* **INFORMATION SUPPLIED**
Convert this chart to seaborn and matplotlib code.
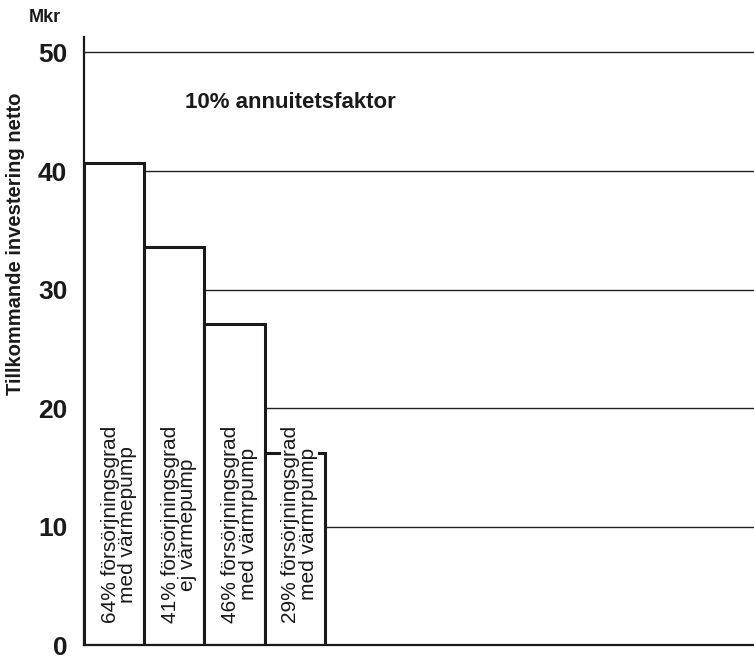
import matplotlib
matplotlib.use("Agg")
import matplotlib.pyplot as plt
import seaborn as sns
import pandas as pd

# Data
alternatives = ["A", "B", "C", "D"]
investment = [40.7, 33.6, 27.1, 16.2]
bar_labels = [
    "64% försörjningsgrad\nmed värmepump",
    "41% försörjningsgrad\nej värmepump",
    "46% försörjningsgrad\nmed värmrpump",
    "29% försörjningsgrad\nmed värmrpump",
]
y_ticks = [0, 10, 20, 30, 40, 50]

df = pd.DataFrame({"alt": alternatives, "inv": investment})

sns.set_style("white")
plt.rcParams["font.family"] = ["Liberation Sans", "DejaVu Sans"]

fig = plt.figure(figsize=(7.54, 6.6), dpi=100)
ax = fig.add_axes([0.1114, 0.022, 0.8886, 0.922])

# grid lines behind the white bars
for y in y_ticks[1:]:
    ax.axhline(y, color="#222222", lw=1.0, zorder=0)

sns.barplot(data=df, x="alt", y="inv", ax=ax, width=1.0, color="white",
            edgecolor="#1a1a1a", linewidth=2.2, zorder=2)

# labels sit on a white patch, so the short last bar's top edge is broken by its text
for i, lab in enumerate(bar_labels):
    ax.text(i + 0.08, 1.9, lab, rotation=90, ha="center", va="bottom",
            fontsize=15, linespacing=0.9, zorder=3, color="#1a1a1a",
            bbox=dict(facecolor="white", edgecolor="none", pad=0))

ax.set_xlim(-0.5, 10.62)
ax.set_ylim(0, 51.3)
ax.set_xticks([])
ax.set_yticks(y_ticks)
ax.set_yticklabels([str(t) for t in y_ticks], fontsize=19, fontweight="bold")
ax.tick_params(axis="y", direction="in", length=6, width=1, pad=12, colors="#1a1a1a")
ax.set_xlabel("")
ax.set_ylabel("")

for side in ["top", "right"]:
    ax.spines[side].set_visible(False)
ax.spines["left"].set_linewidth(1.6)
ax.spines["bottom"].set_linewidth(1.6)
ax.spines["left"].set_color("#1a1a1a")
ax.spines["bottom"].set_color("#1a1a1a")

fig.text(0.06, 1 - 18 / 660, "Mkr", fontsize=13, fontweight="bold",
         ha="center", va="center", color="#1a1a1a")
fig.text(0.02, 1 - 244 / 660, "Tillkommande investering netto", rotation=90,
         fontsize=14.5, fontweight="bold", ha="center", va="center", color="#1a1a1a")
ax.text(1.18, 45.8, "10% annuitetsfaktor", fontsize=16, fontweight="bold",
        ha="left", va="center", color="#1a1a1a")

fig.savefig("out.png", dpi=100)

* **WRITTEN PROBLEM**
Images in the data above are to be skipped. Retype all other material exactly.

* **SOLUTION TO THIS TASK**
Convert this chart to seaborn and matplotlib code.
import matplotlib
matplotlib.use("Agg")
import matplotlib.pyplot as plt
import seaborn as sns
import pandas as pd

# Data
alternatives = ["A", "B", "C", "D"]
investment = [40.7, 33.6, 27.1, 16.2]
bar_labels = [
    "64% försörjningsgrad\nmed värmepump",
    "41% försörjningsgrad\nej värmepump",
    "46% försörjningsgrad\nmed värmrpump",
    "29% försörjningsgrad\nmed värmrpump",
]
y_ticks = [0, 10, 20, 30, 40, 50]

df = pd.DataFrame({"alt": alternatives, "inv": investment})

sns.set_style("white")
plt.rcParams["font.family"] = ["Liberation Sans", "DejaVu Sans"]

fig = plt.figure(figsize=(7.54, 6.6), dpi=100)
ax = fig.add_axes([0.1114, 0.022, 0.8886, 0.922])

# grid lines behind the white bars
for y in y_ticks[1:]:
    ax.axhline(y, color="#222222", lw=1.0, zorder=0)

sns.barplot(data=df, x="alt", y="inv", ax=ax, width=1.0, color="white",
            edgecolor="#1a1a1a", linewidth=2.2, zorder=2)

# labels sit on a white patch, so the short last bar's top edge is broken by its text
for i, lab in enumerate(bar_labels):
    ax.text(i + 0.08, 1.9, lab, rotation=90, ha="center", va="bottom",
            fontsize=15, linespacing=0.9, zorder=3, color="#1a1a1a",
            bbox=dict(facecolor="white", edgecolor="none", pad=0))

ax.set_xlim(-0.5, 10.62)
ax.set_ylim(0, 51.3)
ax.set_xticks([])
ax.set_yticks(y_ticks)
ax.set_yticklabels([str(t) for t in y_ticks], fontsize=19, fontweight="bold")
ax.tick_params(axis="y", direction="in", length=6, width=1, pad=12, colors="#1a1a1a")
ax.set_xlabel("")
ax.set_ylabel("")

for side in ["top", "right"]:
    ax.spines[side].set_visible(False)
ax.spines["left"].set_linewidth(1.6)
ax.spines["bottom"].set_linewidth(1.6)
ax.spines["left"].set_color("#1a1a1a")
ax.spines["bottom"].set_color("#1a1a1a")

fig.text(0.06, 1 - 18 / 660, "Mkr", fontsize=13, fontweight="bold",
         ha="center", va="center", color="#1a1a1a")
fig.text(0.02, 1 - 244 / 660, "Tillkommande investering netto", rotation=90,
         fontsize=14.5, fontweight="bold", ha="center", va="center", color="#1a1a1a")
ax.text(1.18, 45.8, "10% annuitetsfaktor", fontsize=16, fontweight="bold",
        ha="left", va="center", color="#1a1a1a")

fig.savefig("out.png", dpi=100)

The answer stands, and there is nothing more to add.